What this task involves –
Copy all the data exactly, except the pictures.
.....
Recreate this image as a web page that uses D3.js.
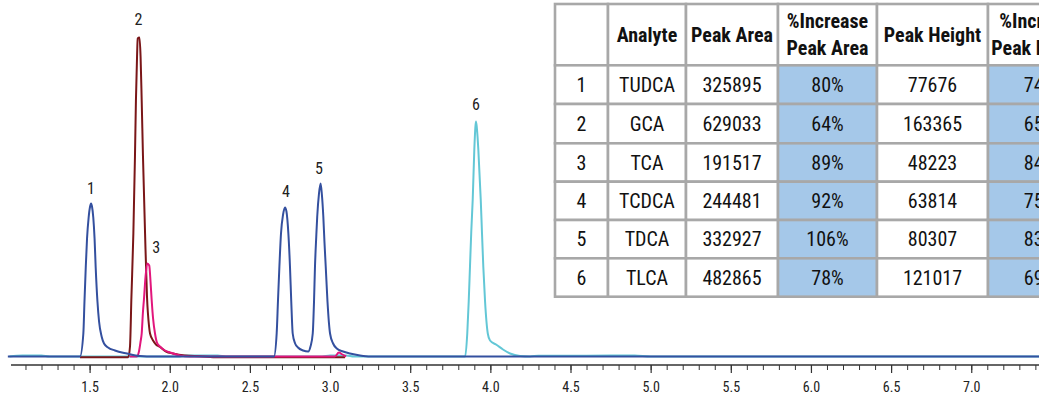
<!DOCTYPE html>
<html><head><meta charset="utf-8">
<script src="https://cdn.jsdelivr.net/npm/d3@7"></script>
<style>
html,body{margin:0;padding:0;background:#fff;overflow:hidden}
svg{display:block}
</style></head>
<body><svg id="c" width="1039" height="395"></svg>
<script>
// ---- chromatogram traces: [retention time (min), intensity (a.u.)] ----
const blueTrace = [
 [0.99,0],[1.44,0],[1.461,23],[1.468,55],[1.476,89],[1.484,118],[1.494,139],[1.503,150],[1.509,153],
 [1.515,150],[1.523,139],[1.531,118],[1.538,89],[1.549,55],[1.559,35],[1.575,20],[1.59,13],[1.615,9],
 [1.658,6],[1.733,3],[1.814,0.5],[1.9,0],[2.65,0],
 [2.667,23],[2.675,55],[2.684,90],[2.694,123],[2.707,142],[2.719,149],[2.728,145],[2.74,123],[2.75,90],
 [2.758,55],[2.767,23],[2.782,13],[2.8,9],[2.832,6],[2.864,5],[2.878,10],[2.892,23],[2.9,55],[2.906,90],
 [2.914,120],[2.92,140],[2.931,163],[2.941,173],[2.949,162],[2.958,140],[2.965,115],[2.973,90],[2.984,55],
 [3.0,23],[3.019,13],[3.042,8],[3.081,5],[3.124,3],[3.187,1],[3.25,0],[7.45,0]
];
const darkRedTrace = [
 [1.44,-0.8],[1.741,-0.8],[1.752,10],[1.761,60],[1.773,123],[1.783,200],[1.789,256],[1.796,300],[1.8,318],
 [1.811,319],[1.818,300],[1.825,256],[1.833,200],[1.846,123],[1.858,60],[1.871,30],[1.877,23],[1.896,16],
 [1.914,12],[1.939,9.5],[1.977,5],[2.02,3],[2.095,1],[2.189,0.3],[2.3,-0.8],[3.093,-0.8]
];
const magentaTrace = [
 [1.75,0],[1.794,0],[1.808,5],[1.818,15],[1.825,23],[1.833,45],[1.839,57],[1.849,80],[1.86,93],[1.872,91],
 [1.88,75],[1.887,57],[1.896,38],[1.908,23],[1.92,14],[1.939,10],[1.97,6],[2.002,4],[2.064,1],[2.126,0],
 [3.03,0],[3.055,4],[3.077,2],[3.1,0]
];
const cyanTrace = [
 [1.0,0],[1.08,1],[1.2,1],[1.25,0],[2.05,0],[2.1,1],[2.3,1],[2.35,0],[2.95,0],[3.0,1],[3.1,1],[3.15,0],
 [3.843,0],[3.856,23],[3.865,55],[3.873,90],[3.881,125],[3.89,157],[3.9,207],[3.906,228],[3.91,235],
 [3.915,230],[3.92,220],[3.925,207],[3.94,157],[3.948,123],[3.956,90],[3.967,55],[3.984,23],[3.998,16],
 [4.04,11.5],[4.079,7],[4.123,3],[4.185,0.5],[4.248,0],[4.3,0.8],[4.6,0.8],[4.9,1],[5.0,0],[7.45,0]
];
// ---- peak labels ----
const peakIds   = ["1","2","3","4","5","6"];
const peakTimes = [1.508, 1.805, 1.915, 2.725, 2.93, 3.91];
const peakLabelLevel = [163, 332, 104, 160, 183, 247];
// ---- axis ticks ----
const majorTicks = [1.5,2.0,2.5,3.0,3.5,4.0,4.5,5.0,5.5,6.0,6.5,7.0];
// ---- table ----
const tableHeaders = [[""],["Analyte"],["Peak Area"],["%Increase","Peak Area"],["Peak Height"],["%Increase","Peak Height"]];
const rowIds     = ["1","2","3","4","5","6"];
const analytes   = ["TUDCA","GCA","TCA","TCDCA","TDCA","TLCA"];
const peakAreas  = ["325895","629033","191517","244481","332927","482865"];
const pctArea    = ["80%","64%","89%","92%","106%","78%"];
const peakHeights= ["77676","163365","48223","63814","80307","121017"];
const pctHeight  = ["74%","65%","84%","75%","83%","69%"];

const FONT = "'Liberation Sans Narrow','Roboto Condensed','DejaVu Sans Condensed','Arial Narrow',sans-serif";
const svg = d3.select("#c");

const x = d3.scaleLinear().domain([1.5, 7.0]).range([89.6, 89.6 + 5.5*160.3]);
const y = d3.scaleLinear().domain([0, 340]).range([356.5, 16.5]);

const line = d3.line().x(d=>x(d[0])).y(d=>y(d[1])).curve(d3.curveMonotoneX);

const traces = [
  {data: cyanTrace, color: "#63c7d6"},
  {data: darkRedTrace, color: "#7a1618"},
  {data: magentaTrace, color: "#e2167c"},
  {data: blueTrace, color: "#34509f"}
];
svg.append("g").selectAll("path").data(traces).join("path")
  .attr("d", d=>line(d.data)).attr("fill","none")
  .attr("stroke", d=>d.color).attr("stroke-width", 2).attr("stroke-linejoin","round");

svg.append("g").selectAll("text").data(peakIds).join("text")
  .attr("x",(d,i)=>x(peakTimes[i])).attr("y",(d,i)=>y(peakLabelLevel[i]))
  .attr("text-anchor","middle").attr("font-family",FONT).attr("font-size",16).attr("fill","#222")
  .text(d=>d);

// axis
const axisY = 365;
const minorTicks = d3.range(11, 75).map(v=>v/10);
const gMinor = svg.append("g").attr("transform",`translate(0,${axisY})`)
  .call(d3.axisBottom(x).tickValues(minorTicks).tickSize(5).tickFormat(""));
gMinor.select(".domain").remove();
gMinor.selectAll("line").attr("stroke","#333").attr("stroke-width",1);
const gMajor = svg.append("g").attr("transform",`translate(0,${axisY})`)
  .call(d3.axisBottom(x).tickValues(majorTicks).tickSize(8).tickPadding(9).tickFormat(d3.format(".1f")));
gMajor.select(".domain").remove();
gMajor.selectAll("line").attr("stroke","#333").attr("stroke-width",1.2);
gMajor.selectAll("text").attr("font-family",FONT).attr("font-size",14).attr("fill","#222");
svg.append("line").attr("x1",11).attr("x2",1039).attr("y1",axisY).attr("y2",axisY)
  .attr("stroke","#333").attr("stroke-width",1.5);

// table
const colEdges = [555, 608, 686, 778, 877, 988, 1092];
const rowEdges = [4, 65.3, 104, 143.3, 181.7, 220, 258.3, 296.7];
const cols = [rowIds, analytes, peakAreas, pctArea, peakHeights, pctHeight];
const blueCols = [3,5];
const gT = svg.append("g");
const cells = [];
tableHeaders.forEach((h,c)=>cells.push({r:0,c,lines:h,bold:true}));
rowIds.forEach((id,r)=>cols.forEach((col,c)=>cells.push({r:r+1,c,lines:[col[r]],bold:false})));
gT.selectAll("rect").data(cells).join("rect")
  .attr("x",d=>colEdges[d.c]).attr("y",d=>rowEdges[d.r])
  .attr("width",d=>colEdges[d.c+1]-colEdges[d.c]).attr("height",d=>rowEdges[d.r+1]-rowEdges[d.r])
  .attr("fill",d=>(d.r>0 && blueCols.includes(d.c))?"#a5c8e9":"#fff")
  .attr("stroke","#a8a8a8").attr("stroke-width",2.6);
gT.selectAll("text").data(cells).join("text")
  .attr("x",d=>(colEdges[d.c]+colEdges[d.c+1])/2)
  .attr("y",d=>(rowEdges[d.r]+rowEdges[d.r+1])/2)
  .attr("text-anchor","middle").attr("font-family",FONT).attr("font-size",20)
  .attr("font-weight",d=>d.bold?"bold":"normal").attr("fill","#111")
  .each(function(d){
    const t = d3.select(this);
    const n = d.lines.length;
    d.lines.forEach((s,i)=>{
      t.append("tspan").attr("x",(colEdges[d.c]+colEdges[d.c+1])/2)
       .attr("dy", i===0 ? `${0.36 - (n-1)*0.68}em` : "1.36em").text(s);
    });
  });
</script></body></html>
.....
Answer to this problem –
Recreate this image as a web page that uses D3.js.
<!DOCTYPE html>
<html><head><meta charset="utf-8">
<script src="https://cdn.jsdelivr.net/npm/d3@7"></script>
<style>
html,body{margin:0;padding:0;background:#fff;overflow:hidden}
svg{display:block}
</style></head>
<body><svg id="c" width="1039" height="395"></svg>
<script>
// ---- chromatogram traces: [retention time (min), intensity (a.u.)] ----
const blueTrace = [
 [0.99,0],[1.44,0],[1.461,23],[1.468,55],[1.476,89],[1.484,118],[1.494,139],[1.503,150],[1.509,153],
 [1.515,150],[1.523,139],[1.531,118],[1.538,89],[1.549,55],[1.559,35],[1.575,20],[1.59,13],[1.615,9],
 [1.658,6],[1.733,3],[1.814,0.5],[1.9,0],[2.65,0],
 [2.667,23],[2.675,55],[2.684,90],[2.694,123],[2.707,142],[2.719,149],[2.728,145],[2.74,123],[2.75,90],
 [2.758,55],[2.767,23],[2.782,13],[2.8,9],[2.832,6],[2.864,5],[2.878,10],[2.892,23],[2.9,55],[2.906,90],
 [2.914,120],[2.92,140],[2.931,163],[2.941,173],[2.949,162],[2.958,140],[2.965,115],[2.973,90],[2.984,55],
 [3.0,23],[3.019,13],[3.042,8],[3.081,5],[3.124,3],[3.187,1],[3.25,0],[7.45,0]
];
const darkRedTrace = [
 [1.44,-0.8],[1.741,-0.8],[1.752,10],[1.761,60],[1.773,123],[1.783,200],[1.789,256],[1.796,300],[1.8,318],
 [1.811,319],[1.818,300],[1.825,256],[1.833,200],[1.846,123],[1.858,60],[1.871,30],[1.877,23],[1.896,16],
 [1.914,12],[1.939,9.5],[1.977,5],[2.02,3],[2.095,1],[2.189,0.3],[2.3,-0.8],[3.093,-0.8]
];
const magentaTrace = [
 [1.75,0],[1.794,0],[1.808,5],[1.818,15],[1.825,23],[1.833,45],[1.839,57],[1.849,80],[1.86,93],[1.872,91],
 [1.88,75],[1.887,57],[1.896,38],[1.908,23],[1.92,14],[1.939,10],[1.97,6],[2.002,4],[2.064,1],[2.126,0],
 [3.03,0],[3.055,4],[3.077,2],[3.1,0]
];
const cyanTrace = [
 [1.0,0],[1.08,1],[1.2,1],[1.25,0],[2.05,0],[2.1,1],[2.3,1],[2.35,0],[2.95,0],[3.0,1],[3.1,1],[3.15,0],
 [3.843,0],[3.856,23],[3.865,55],[3.873,90],[3.881,125],[3.89,157],[3.9,207],[3.906,228],[3.91,235],
 [3.915,230],[3.92,220],[3.925,207],[3.94,157],[3.948,123],[3.956,90],[3.967,55],[3.984,23],[3.998,16],
 [4.04,11.5],[4.079,7],[4.123,3],[4.185,0.5],[4.248,0],[4.3,0.8],[4.6,0.8],[4.9,1],[5.0,0],[7.45,0]
];
// ---- peak labels ----
const peakIds   = ["1","2","3","4","5","6"];
const peakTimes = [1.508, 1.805, 1.915, 2.725, 2.93, 3.91];
const peakLabelLevel = [163, 332, 104, 160, 183, 247];
// ---- axis ticks ----
const majorTicks = [1.5,2.0,2.5,3.0,3.5,4.0,4.5,5.0,5.5,6.0,6.5,7.0];
// ---- table ----
const tableHeaders = [[""],["Analyte"],["Peak Area"],["%Increase","Peak Area"],["Peak Height"],["%Increase","Peak Height"]];
const rowIds     = ["1","2","3","4","5","6"];
const analytes   = ["TUDCA","GCA","TCA","TCDCA","TDCA","TLCA"];
const peakAreas  = ["325895","629033","191517","244481","332927","482865"];
const pctArea    = ["80%","64%","89%","92%","106%","78%"];
const peakHeights= ["77676","163365","48223","63814","80307","121017"];
const pctHeight  = ["74%","65%","84%","75%","83%","69%"];

const FONT = "'Liberation Sans Narrow','Roboto Condensed','DejaVu Sans Condensed','Arial Narrow',sans-serif";
const svg = d3.select("#c");

const x = d3.scaleLinear().domain([1.5, 7.0]).range([89.6, 89.6 + 5.5*160.3]);
const y = d3.scaleLinear().domain([0, 340]).range([356.5, 16.5]);

const line = d3.line().x(d=>x(d[0])).y(d=>y(d[1])).curve(d3.curveMonotoneX);

const traces = [
  {data: cyanTrace, color: "#63c7d6"},
  {data: darkRedTrace, color: "#7a1618"},
  {data: magentaTrace, color: "#e2167c"},
  {data: blueTrace, color: "#34509f"}
];
svg.append("g").selectAll("path").data(traces).join("path")
  .attr("d", d=>line(d.data)).attr("fill","none")
  .attr("stroke", d=>d.color).attr("stroke-width", 2).attr("stroke-linejoin","round");

svg.append("g").selectAll("text").data(peakIds).join("text")
  .attr("x",(d,i)=>x(peakTimes[i])).attr("y",(d,i)=>y(peakLabelLevel[i]))
  .attr("text-anchor","middle").attr("font-family",FONT).attr("font-size",16).attr("fill","#222")
  .text(d=>d);

// axis
const axisY = 365;
const minorTicks = d3.range(11, 75).map(v=>v/10);
const gMinor = svg.append("g").attr("transform",`translate(0,${axisY})`)
  .call(d3.axisBottom(x).tickValues(minorTicks).tickSize(5).tickFormat(""));
gMinor.select(".domain").remove();
gMinor.selectAll("line").attr("stroke","#333").attr("stroke-width",1);
const gMajor = svg.append("g").attr("transform",`translate(0,${axisY})`)
  .call(d3.axisBottom(x).tickValues(majorTicks).tickSize(8).tickPadding(9).tickFormat(d3.format(".1f")));
gMajor.select(".domain").remove();
gMajor.selectAll("line").attr("stroke","#333").attr("stroke-width",1.2);
gMajor.selectAll("text").attr("font-family",FONT).attr("font-size",14).attr("fill","#222");
svg.append("line").attr("x1",11).attr("x2",1039).attr("y1",axisY).attr("y2",axisY)
  .attr("stroke","#333").attr("stroke-width",1.5);

// table
const colEdges = [555, 608, 686, 778, 877, 988, 1092];
const rowEdges = [4, 65.3, 104, 143.3, 181.7, 220, 258.3, 296.7];
const cols = [rowIds, analytes, peakAreas, pctArea, peakHeights, pctHeight];
const blueCols = [3,5];
const gT = svg.append("g");
const cells = [];
tableHeaders.forEach((h,c)=>cells.push({r:0,c,lines:h,bold:true}));
rowIds.forEach((id,r)=>cols.forEach((col,c)=>cells.push({r:r+1,c,lines:[col[r]],bold:false})));
gT.selectAll("rect").data(cells).join("rect")
  .attr("x",d=>colEdges[d.c]).attr("y",d=>rowEdges[d.r])
  .attr("width",d=>colEdges[d.c+1]-colEdges[d.c]).attr("height",d=>rowEdges[d.r+1]-rowEdges[d.r])
  .attr("fill",d=>(d.r>0 && blueCols.includes(d.c))?"#a5c8e9":"#fff")
  .attr("stroke","#a8a8a8").attr("stroke-width",2.6);
gT.selectAll("text").data(cells).join("text")
  .attr("x",d=>(colEdges[d.c]+colEdges[d.c+1])/2)
  .attr("y",d=>(rowEdges[d.r]+rowEdges[d.r+1])/2)
  .attr("text-anchor","middle").attr("font-family",FONT).attr("font-size",20)
  .attr("font-weight",d=>d.bold?"bold":"normal").attr("fill","#111")
  .each(function(d){
    const t = d3.select(this);
    const n = d.lines.length;
    d.lines.forEach((s,i)=>{
      t.append("tspan").attr("x",(colEdges[d.c]+colEdges[d.c+1])/2)
       .attr("dy", i===0 ? `${0.36 - (n-1)*0.68}em` : "1.36em").text(s);
    });
  });
</script></body></html>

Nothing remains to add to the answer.